The Fish and Wildlife Service’s ecogrief training is being offered to employees in the Southwest. One session was held last week, and another is scheduled for early April.
As of the middle of last week, 10 of the 35 seats for Friday’s session were still unfilled.
The agency told The Times that each session costs $4,000.
The course was previously offered in the Fish and Wildlife Service’s Alaska and Southeast regions.
An agency official said the class was offered in response to “a request from employees” but was unable to share any reaction from participants in those earlier sessions.
Fish and Wildlife Service employees have told The Times that the ecogrief training is part of a broader push for a woke agenda.
They said a growing focus of the agency — and its budget — is conducting diversity, equity, inclusion and accessibility training, or what practitioners call DEIA.
That includes sessions encouraging employees to talk about their gender identity and preferred pronouns and to confront social injustice ingrained in the culture.
One 2021 document warned against microaggressions and recommended the use of the term Latinx to refer to people with roots in Latin America.

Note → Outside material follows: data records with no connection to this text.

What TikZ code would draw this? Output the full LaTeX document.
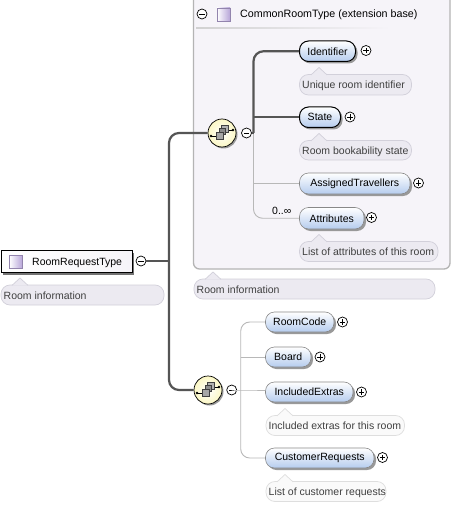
\documentclass[tikz,border=0pt]{standalone}
\usepackage{fontspec}
\setmainfont{Liberation Sans}
\usetikzlibrary{calc}
\definecolor{thinline}{HTML}{B8B8B8}
\definecolor{thickline}{HTML}{555555}
\definecolor{basefill}{HTML}{F6F4F9}
\definecolor{baseedge}{HTML}{B4B4B4}
\definecolor{notefill}{HTML}{ECEAF1}
\definecolor{noteline}{HTML}{D2D0DA}
\definecolor{lightfill}{HTML}{FAFAFA}
\definecolor{lightline}{HTML}{DEDEDE}
\definecolor{elemblue}{HTML}{B5CCEE}
\definecolor{shadowc}{HTML}{999999}
\definecolor{seqfill}{HTML}{FBF7C4}
\definecolor{iconlo}{HTML}{B7A5D8}
\tikzset{
  x=1pt,y=-1pt,
  txt/.style={font=\fontsize{10.5}{13}\selectfont,text=black},
  titletxt/.style={font=\fontsize{10.7}{13}\selectfont,text=black},
  notetxt/.style={font=\fontsize{10.5}{12}\selectfont,text=black!75},
  elembox/.style={rounded corners=9pt,draw=thickline!70,line width=0.6pt,top color=white,bottom color=elemblue,inner sep=0pt,txt},
  strongbox/.style={elembox,draw=black,line width=1pt},
  plainnote/.style={fill=notefill,draw=noteline},
  paleNote/.style={fill=lightfill,draw=lightline},
  circ/.style={circle,draw=black,fill=white,line width=0.7pt,minimum size=10pt,inner sep=0pt},
  thinconn/.style={draw=thinline,line width=0.9pt,rounded corners=9pt},
  thickconn/.style={draw=thickline,line width=2.2pt,rounded corners=10pt},
}
% #1 style, #2 name, #3 x1, #4 y1, #5 x2, #6 y2, #7 text
\newcommand{\elemnode}[7][elembox]{%
  \fill[shadowc,rounded corners=9pt] (#3+2,#4+2) rectangle (#5+2,#6+2);
  \path let \p1=($(#5,#6)-(#3,#4)$) in
    node[#1,minimum width=\x1,minimum height=-\y1] (#2) at ({(#3+#5)/2},{(#4+#6)/2}) {\raisebox{-0.5pt}{#7}};
}
% #1 style, #2 name, #3 x1, #4 y1, #5 x2, #6 y2, #7 tip x, #8 text
\newcommand{\notenode}[8][plainnote]{%
  \draw[#1,line width=0.7pt,rounded corners=9pt] (#3,#4) rectangle (#5,#6);
  \draw[#1,line width=0.7pt,line join=round] (#7-8,#4+0.4) -- (#7,#4-7) -- (#7+8,#4+0.4);
  \fill[#1,draw=none] (#7-7.4,#4+1) rectangle (#7+7.4,#4+1.5);
  \node[notetxt,anchor=base west,inner sep=0pt] (#2) at (#3+2.5,{(#4+#6)/2+4}) {#8};
}
\newcommand{\minusnode}[3]{%
  \node[circ] (#1) at (#2,#3) {};
  \draw[black,line width=0.8pt] (#2-2.6,#3) -- (#2+2.6,#3);
}
\newcommand{\plusnode}[3]{%
  \node[circ] (#1) at (#2,#3) {};
  \draw[black,line width=0.8pt] (#2-2.6,#3) -- (#2+2.6,#3) (#2,#3-2.6) -- (#2,#3+2.6);
}
\newcommand{\iconnode}[5]{%
  \node[draw=iconlo!80!black,line width=0.5pt,left color=white,right color=iconlo,minimum width=#4,minimum height=#5,inner sep=0pt] (#1) at (#2,#3) {};
}
\newcommand{\seqnode}[3]{%
  \fill[shadowc] (#2+1.5,#3+1.5) circle (14);
  \node[circle,draw=black,line width=0.7pt,inner color=white,outer color=seqfill,minimum size=28pt,inner sep=0pt] (#1) at (#2,#3) {};
  \begin{scope}[shift={(#2,#3)}]
    \draw[black,line width=0.9pt] (-11,3) -- (-4,3) (4,-3) -- (11,-3);
    \fill[black] (-11,3) circle (1.3) (11,-3) circle (1.3);
    \draw[black!75,fill=black!30,line width=0.5pt] (-1,-8) rectangle (6,-1);
    \draw[black!75,fill=black!45,line width=0.5pt] (-3,-5) rectangle (3,1);
    \draw[black!75,fill=black!35,line width=0.5pt] (-6,-1) rectangle (1,6);
  \end{scope}
}
\begin{document}
\begin{tikzpicture}
\useasboundingbox (0,0) rectangle (453,505);
\fill[white] (0,0) rectangle (453,505);
% extension base box
\draw[baseedge,fill=basefill,line width=1.3pt,rounded corners=6pt] (193.5,-8) -- (450,-8) -- (450,269) -- (193.5,269) -- cycle;
\fill[left color=black!18,right color=basefill] (196,27.5) rectangle (390,29);
\minusnode{baseminus}{202}{14}
\iconnode{baseicon}{223.5}{14.5}{13pt}{13pt}
\node[titletxt,anchor=base west,inner sep=0pt] (basetitle) at (240,18) {CommonRoomType (extension base)};
% connector anchors
\coordinate (jtop) at (253.5,133);
\coordinate (jtrunk) at (169,261);
\coordinate (jbot) at (240.7,390);
% notes
\notenode{notebase}{194}{279}{435}{299}{213}{Room information}
\notenode{noteroot}{1}{285}{164}{305}{20}{Room information}
\notenode{noteid}{299.5}{74.5}{411.5}{95}{319}{Unique room identifier}
\notenode{notestate}{299.5}{140.5}{411.5}{160}{319}{Room bookability state}
\notenode{noteattr}{299.5}{241.5}{438}{261.5}{319}{List of attributes of this room}
\notenode[paleNote]{noteextras}{266}{415.5}{404.5}{435.5}{285}{Included extras for this room}
\notenode[paleNote]{notecust}{266}{481.5}{386}{501.5}{285}{List of customer requests}
% elements
\elemnode[strongbox]{identifier}{299.5}{41}{355.5}{61.5}{Identifier}
\elemnode[strongbox]{state}{299.5}{107}{340.5}{127.5}{State}
\elemnode{assigned}{299.5}{173}{410}{194}{AssignedTravellers}
\elemnode{attributes}{299.5}{207.5}{364}{229}{Attributes}
\elemnode{roomcode}{265.5}{312}{334}{332}{RoomCode}
\elemnode{board}{265.5}{347}{311}{367}{Board}
\elemnode{extras}{265.5}{382}{353}{402}{IncludedExtras}
\elemnode{customer}{265.5}{448}{374}{468}{CustomerRequests}
% root
\fill[black!55] (3,252.5) rectangle (134,274.5);
\node[draw=black,line width=1pt,left color=white,right color=basefill,minimum width=131pt,minimum height=22.5pt,inner sep=0pt] (root) at (66.5,261.3) {};
\iconnode{rooticon}{15.7}{261.5}{13pt}{13pt}
\node[txt,anchor=base west,inner sep=0pt] (roottext) at (32,265.5) {RoomRequestType};
% plus / minus
\minusnode{rootminus}{141}{261}
\minusnode{seqoneminus}{246.5}{133}
\minusnode{seqtwominus}{231.7}{390}
\plusnode{plusid}{366}{50.5}
\plusnode{plusstate}{350}{117}
\plusnode{plusassigned}{418.5}{183}
\plusnode{plusattr}{371.5}{217.5}
\plusnode{pluscode}{342.5}{322}
\plusnode{plusboard}{320}{357}
\plusnode{plusextras}{361.5}{392}
\plusnode{pluscust}{382.5}{457.5}
% sequence compositors
\seqnode{seqone}{222}{133}
\seqnode{seqtwo}{208}{390}
% connectors
\draw[thinconn] (jtop) |- (attributes.west);
\draw[thinconn] (jtop |- assigned.west) -- (assigned.west);
\draw[thinconn] (roomcode.west) -| (jbot |- extras.west) |- (customer.west);
\draw[thinconn] (seqtwominus.east) -- (jbot) -- (jbot -| extras.west);
\draw[thinconn] (jbot |- board.west) -- (board.west);
\draw[thickconn] (seqoneminus.east) -- (jtop);
\draw[thickconn] (jtop) |- (identifier.west);
\draw[thickconn] (jtop |- state.west) -- (state.west);
\draw[thickconn] (rootminus.east) -- (jtrunk);
\draw[thickconn] (seqone.west) -| (jtrunk) |- (seqtwo.west);
\node[txt,anchor=base west,inner sep=0pt] (occurs) at (272,214.5) {0..∞};
\end{tikzpicture}
\end{document}
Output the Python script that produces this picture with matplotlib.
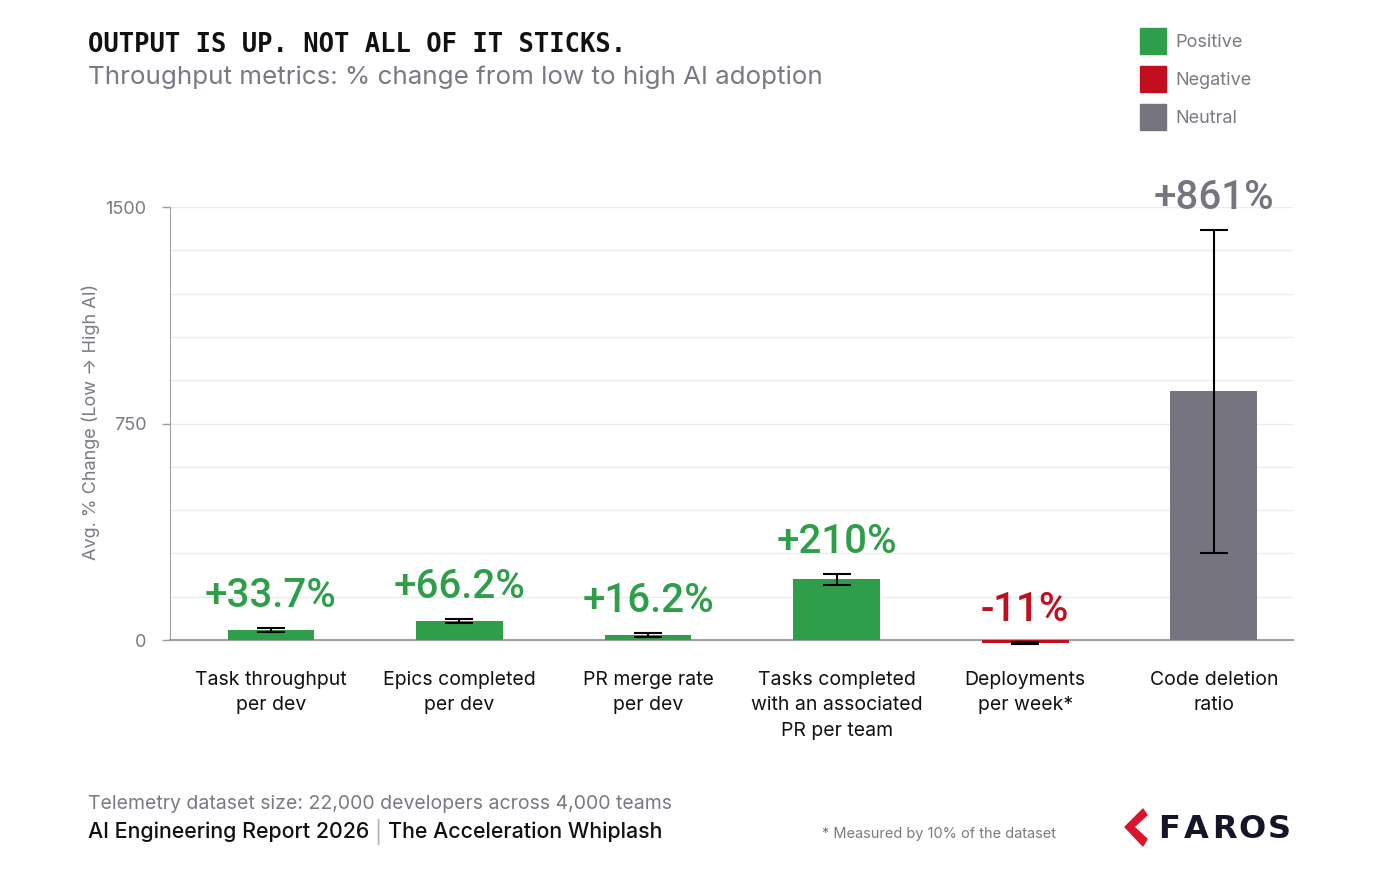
import matplotlib.pyplot as plt
from matplotlib.lines import Line2D
from matplotlib.patches import Polygon
import numpy as np

categories = ["Task throughput\nper dev", "Epics completed\nper dev", "PR merge rate\nper dev",
              "Tasks completed\nwith an associated\nPR per team", "Deployments\nper week*",
              "Code deletion\nratio"]
values = [33.7, 66.2, 16.2, 210, -11, 861]
errors = [7, 7, 7, 18, 4, 560]
value_labels = ["+33.7%", "+66.2%", "+16.2%", "+210%", "-11%", "+861%"]
kinds = ["Positive", "Positive", "Positive", "Positive", "Negative", "Neutral"]

colors = {"Positive": "#2f9e4a", "Negative": "#c10f1f", "Neutral": "#76747f"}
GRAY = "#7a7984"
DARK = "#111111"

plt.rcParams['font.family'] = ['Inter', 'DejaVu Sans']

fig = plt.figure(figsize=(13.92, 8.96), dpi=100)
ax = fig.add_axes([170 / 1392, 1 - 645.8 / 896, (1293 - 170) / 1392, (645.8 - 207) / 896])

x = np.arange(len(values))
bar_colors = [colors[k] for k in kinds]
ax.bar(x, values, width=0.46, color=bar_colors, zorder=3)
ax.errorbar(x, values, yerr=errors, fmt='none', ecolor='black', elinewidth=1.5,
            capsize=10, capthick=1.5, zorder=4)

for xi, v, e, lab, c in zip(x, values, errors, value_labels, bar_colors):
    top = v + e
    ax.annotate(lab, (xi, top), xytext=(0, 15), textcoords='offset points',
                ha='center', va='baseline', fontsize=29, family='Roboto', weight='medium',
                color=c, annotation_clip=False)

# category labels under the axis
for xi, cat in zip(x, categories):
    ax.annotate(cat, (xi, 0), xytext=(0, -22), textcoords='offset points',
                ha='center', va='top', fontsize=14, color=DARK, linespacing=1.55,
                annotation_clip=False)

ax.set_xlim(-0.535, 5.42)
ax.set_ylim(-20, 1500)
ax.set_yticks([0, 750, 1500])
ax.set_yticks(np.arange(150, 1500, 150), minor=True)
ax.grid(axis='y', which='both', color='#ebebee', linewidth=1, zorder=0)
ax.tick_params(axis='y', which='major', colors='#a0a0a8', labelcolor=GRAY, labelsize=13,
               length=6, width=1, pad=11)
ax.tick_params(axis='y', which='minor', length=0)
ax.set_xticks([])

for s in ['top', 'right']:
    ax.spines[s].set_visible(False)
ax.spines['left'].set_bounds(0, 1500)
ax.spines['left'].set_color('#a0a0a8')
ax.spines['bottom'].set_position(('data', 0))
ax.spines['bottom'].set_color('#a0a0a8')
ax.spines['bottom'].set_linewidth(1.5)
ax.set_ylabel("Avg. % Change (Low → High AI)", fontsize=13, color=GRAY)
ax.yaxis.set_label_coords(-0.062, 0.51)

# titles
fig.text(88 / 1392, 1 - 45 / 896, "OUTPUT IS UP. NOT ALL OF IT STICKS.", fontsize=18.4,
         family='DejaVu Sans Mono', weight='bold', color=DARK, va='center')
fig.text(88 / 1392, 1 - 77 / 896, "Throughput metrics: % change from low to high AI adoption",
         fontsize=18.7, color=GRAY, va='center')

# legend
handles = [Line2D([], [], marker='s', linestyle='none', markersize=19,
                  markerfacecolor=colors[k], markeredgecolor=colors[k]) for k in colors]
leg = fig.legend(handles, list(colors.keys()), loc='upper left',
                 bbox_to_anchor=(1128 / 1392, 1 - 27 / 896), frameon=False,
                 fontsize=13, labelspacing=1.17, handletextpad=0.2, borderaxespad=0)
for t in leg.get_texts():
    t.set_color(GRAY)

# footer
fig.text(88 / 1392, 1 - 804 / 896, "Telemetry dataset size: 22,000 developers across 4,000 teams",
         fontsize=14, color=GRAY, va='center')
t1 = fig.text(88 / 1392, 1 - 832 / 896, "AI Engineering Report 2026 ", fontsize=15.4,
              color=DARK, weight='medium', va='center')
fig.canvas.draw()
r = fig.canvas.get_renderer()
bb = t1.get_window_extent(r)
t2 = fig.text(bb.x1 / 1392, 1 - 832 / 896, "| ", fontsize=15.4, color='#b0b0b8', va='center')
bb2 = t2.get_window_extent(r)
fig.text(bb2.x1 / 1392, 1 - 832 / 896, "The Acceleration Whiplash", fontsize=15.4,
         color=DARK, weight='medium', va='center')
fig.text(822 / 1392, 1 - 834 / 896, "* Measured by 10% of the dataset", fontsize=10.5,
         color=GRAY, va='center')

# logo
chev = [(1143, 809), (1125, 827), (1143, 846), (1147, 839), (1134, 827), (1147, 815)]
fig.add_artist(Polygon([(px / 1392, 1 - py / 896) for px, py in chev], closed=True,
                       transform=fig.transFigure, color='#d9142b'))
for i, ch in enumerate("FAROS"):
    fig.text((1155 + 13.8 + i * 27.6) / 1392, 1 - 829 / 896, ch, fontsize=23,
             family='DejaVu Sans', weight='bold', color='#151528', va='center', ha='center')

fig.savefig("out.png", dpi=100)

It also urged employees to avoid certain terms such as ecosystems and urban sprawl and use substitutes such as natural areas or poorly planned growth.
The agency is also in the middle of what it calls a Values Journey, with Values Jam sessions designed to get input about where the Fish and Wildlife Service is headed in its “purpose, values and associated behaviors.”
“We must show our commitment by supporting employees’ leadership and participation in groups, initiatives and activities that support advancing DEIA and create welcoming workplaces,” Ms. Williams said in a memo to employees.